Her father Paddy Keaveney was an Independent Fianna Fáil Teachta Dála (TD) for Donegal North-East from 1976 to 1977. She was co-opted to Donegal County Council in 1995 following his death.

Political career
Keaveney was first elected to Dáil Éireann for Donegal North-East in a by-election on 2 April 1996 following the death of Independent Fianna Fáil TD Neil Blaney. She was re-elected at the 1997 general election and 2002 general election but lost her seat at the 2007 general election.

Keaveney was formerly Chair of the Joint Oireachtas Committee on Arts, Sports, Tourism, Community, Rural and Gaeltacht Affairs.

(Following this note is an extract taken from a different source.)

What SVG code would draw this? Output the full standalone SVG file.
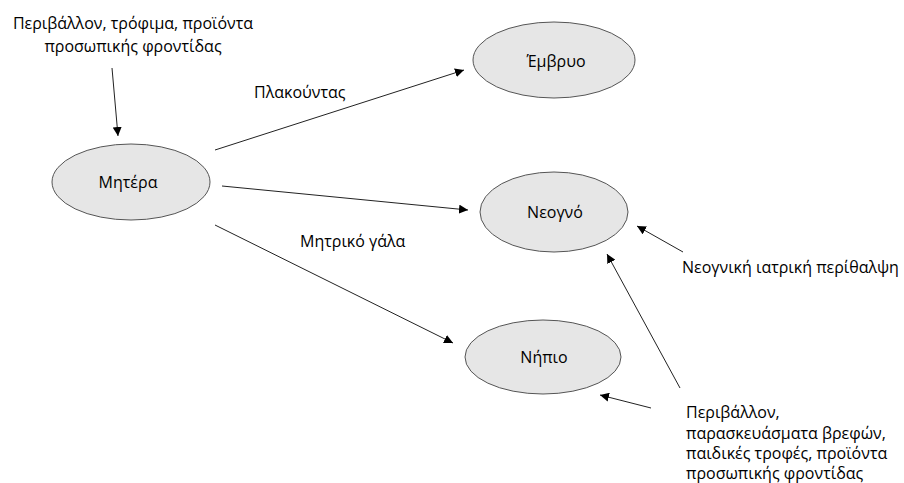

Keaveney lost her seat in a tough 2007 election battle where all three outgoing TDs were Fianna Fáil members. Under the Single transferable vote proportional representation electoral system used in Ireland, it was virtually impossible for all three to be elected. This unusual situation arose when in July 2006 outgoing Fianna Fáil TD Jim McDaid reversed his earlier announcement that he would not seek a nomination to contest the election. In the intervening period Independent Fianna Fáil and its sole TD Niall Blaney had been absorbed into Fianna Fáil. As a result, Joe McHugh of Fine Gael won a seat at her expense.

Keaveney stood successfully for election to Seanad Éireann on the Cultural and Educational Panel at the 2007 election.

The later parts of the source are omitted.